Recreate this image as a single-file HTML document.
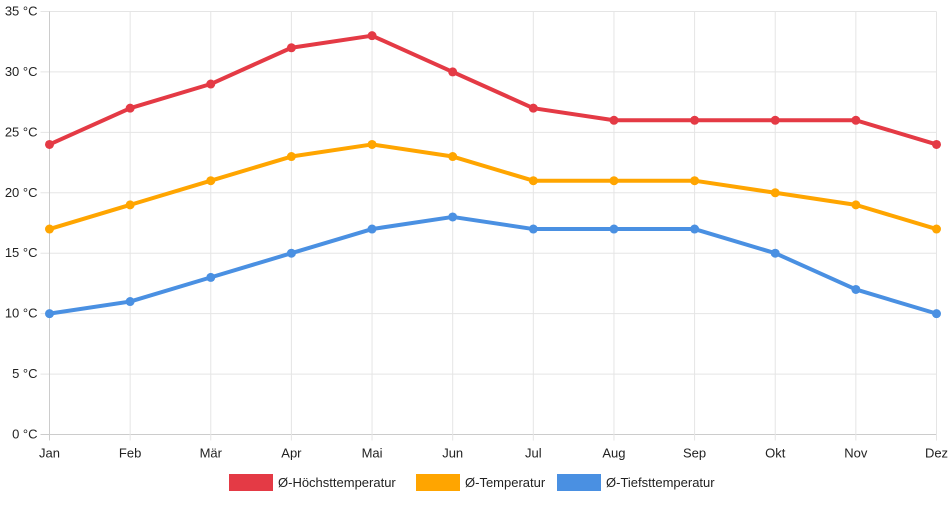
<!DOCTYPE html>
<html><head><meta charset="utf-8"><style>
body{margin:0;background:#fff;font-family:"Liberation Sans",Arial,sans-serif}
svg text{font-family:"Liberation Sans",Arial,sans-serif;font-size:13px;fill:#222}
</style></head><body>
<svg id="c" width="952" height="500" viewBox="0 0 952 500"></svg>
<script>
const months=["Jan","Feb","Mär","Apr","Mai","Jun","Jul","Aug","Sep","Okt","Nov","Dez"];
const high=[24,27,29,32,33,30,27,26,26,26,26,24];
const avg=[17,19,21,23,24,23,21,21,21,20,19,17];
const low=[10,11,13,15,17,18,17,17,17,15,12,10];
const yTicks=[0,5,10,15,20,25,30,35];
const seriesNames=["Ø-Höchsttemperatur","Ø-Temperatur","Ø-Tiefsttemperatur"];
const colors=["#e43a45","#ffa500","#4a90e2"];
const L=49.5,R=936.5,T=11.5,B=434.5;
const x=i=>L+i*(R-L)/(months.length-1);
const y=v=>B-(v/35)*(B-T);
const svg=document.getElementById('c');const NS="http://www.w3.org/2000/svg";
function mk(t,a,p){const e=document.createElementNS(NS,t);for(const k in a)e.setAttribute(k,a[k]);(p||svg).appendChild(e);return e;}
const grid=mk('g',{});


yTicks.forEach(v=>{
 mk('line',{x1:L-9,x2:R,y1:y(v),y2:y(v),stroke:v===0?'#ccc':'#e5e5e5','stroke-width':1},grid);
 const t=mk('text',{x:L-12,y:y(v)+4,'text-anchor':'end'});t.textContent=v+" °C";
 
 
});
months.forEach((m,i)=>{
 mk('line',{x1:x(i),x2:x(i),y1:T,y2:B+6,stroke:i===0?'#ccc':'#e5e5e5','stroke-width':1},grid);
 const t=mk('text',{x:x(i),y:B+23,'text-anchor':'middle'});t.textContent=m;
 
 
});
[high,avg,low].forEach((d,s)=>{
 const g=mk('g',{});
 
 
 mk('polyline',{points:d.map((v,i)=>x(i)+","+y(v)).join(" "),fill:'none',stroke:colors[s],'stroke-width':4,'stroke-linejoin':'round'},g);
 d.forEach((v,i)=>{const c=mk('circle',{cx:x(i),cy:y(v),r:4.5,fill:colors[s]},g);
  
  });
});
const lg=mk('g',{});


const lx=[229,416,557];
seriesNames.forEach((n,s)=>{
 const r=mk('rect',{x:lx[s],y:474,width:44,height:17,fill:colors[s]},lg);
 
 
 const t=mk('text',{x:lx[s]+49,y:487},lg);t.textContent=n;
 
 
});
</script>
</body></html>
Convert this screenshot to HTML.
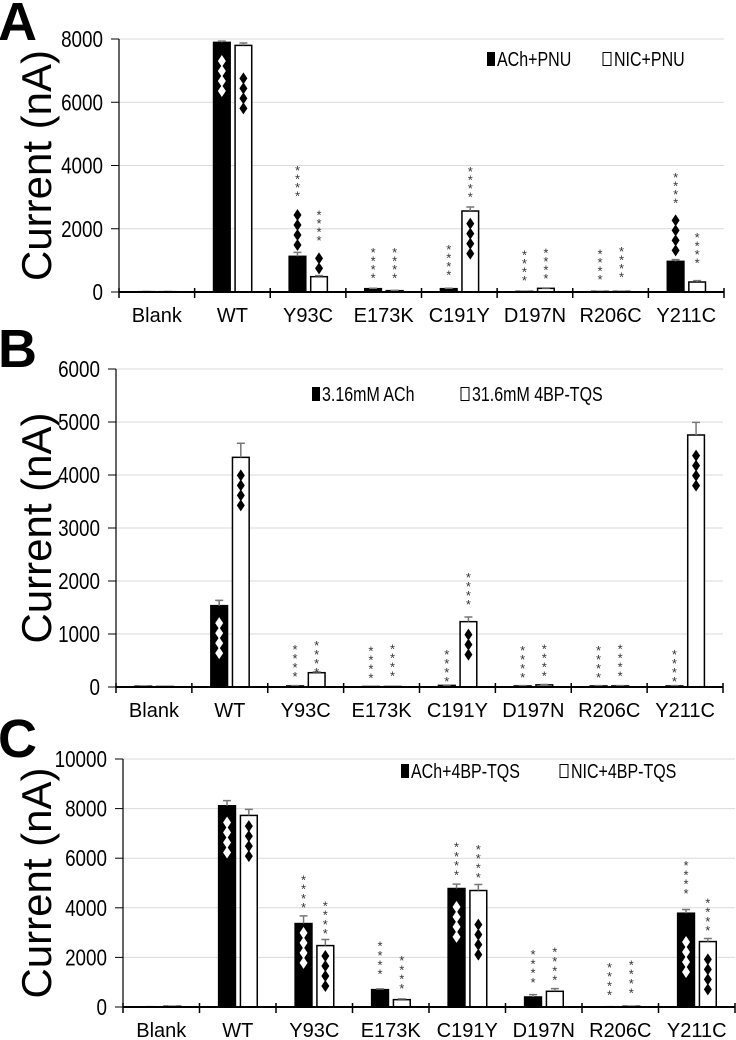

**EXERCISE DETAILS**
Every entry must be transcribed exactly. Pictures do not belong in the copy.

**TASK RESULT**
Recreate this image as a single-file HTML document.
<!DOCTYPE html>
<html><head><meta charset="utf-8"><style>
body{margin:0;background:#fff;font-family:"Liberation Sans",Arial,sans-serif}
svg text{font-family:"Liberation Sans",Arial,sans-serif;font-size:13px;fill:#222}
</style></head><body>
<svg id="c" width="952" height="500" viewBox="0 0 952 500"></svg>
<script>
const months=["Jan","Feb","Mär","Apr","Mai","Jun","Jul","Aug","Sep","Okt","Nov","Dez"];
const high=[24,27,29,32,33,30,27,26,26,26,26,24];
const avg=[17,19,21,23,24,23,21,21,21,20,19,17];
const low=[10,11,13,15,17,18,17,17,17,15,12,10];
const yTicks=[0,5,10,15,20,25,30,35];
const seriesNames=["Ø-Höchsttemperatur","Ø-Temperatur","Ø-Tiefsttemperatur"];
const colors=["#e43a45","#ffa500","#4a90e2"];
const L=49.5,R=936.5,T=11.5,B=434.5;
const x=i=>L+i*(R-L)/(months.length-1);
const y=v=>B-(v/35)*(B-T);
const svg=document.getElementById('c');const NS="http://www.w3.org/2000/svg";
function mk(t,a,p){const e=document.createElementNS(NS,t);for(const k in a)e.setAttribute(k,a[k]);(p||svg).appendChild(e);return e;}
const grid=mk('g',{});


yTicks.forEach(v=>{
 mk('line',{x1:L-9,x2:R,y1:y(v),y2:y(v),stroke:v===0?'#ccc':'#e5e5e5','stroke-width':1},grid);
 const t=mk('text',{x:L-12,y:y(v)+4,'text-anchor':'end'});t.textContent=v+" °C";
 
 
});
months.forEach((m,i)=>{
 mk('line',{x1:x(i),x2:x(i),y1:T,y2:B+6,stroke:i===0?'#ccc':'#e5e5e5','stroke-width':1},grid);
 const t=mk('text',{x:x(i),y:B+23,'text-anchor':'middle'});t.textContent=m;
 
 
});
[high,avg,low].forEach((d,s)=>{
 const g=mk('g',{});
 
 
 mk('polyline',{points:d.map((v,i)=>x(i)+","+y(v)).join(" "),fill:'none',stroke:colors[s],'stroke-width':4,'stroke-linejoin':'round'},g);
 d.forEach((v,i)=>{const c=mk('circle',{cx:x(i),cy:y(v),r:4.5,fill:colors[s]},g);
  
  });
});
const lg=mk('g',{});


const lx=[229,416,557];
seriesNames.forEach((n,s)=>{
 const r=mk('rect',{x:lx[s],y:474,width:44,height:17,fill:colors[s]},lg);
 
 
 const t=mk('text',{x:lx[s]+49,y:487},lg);t.textContent=n;
 
 
});
</script>
</body></html>
Convert this screenshot to HTML.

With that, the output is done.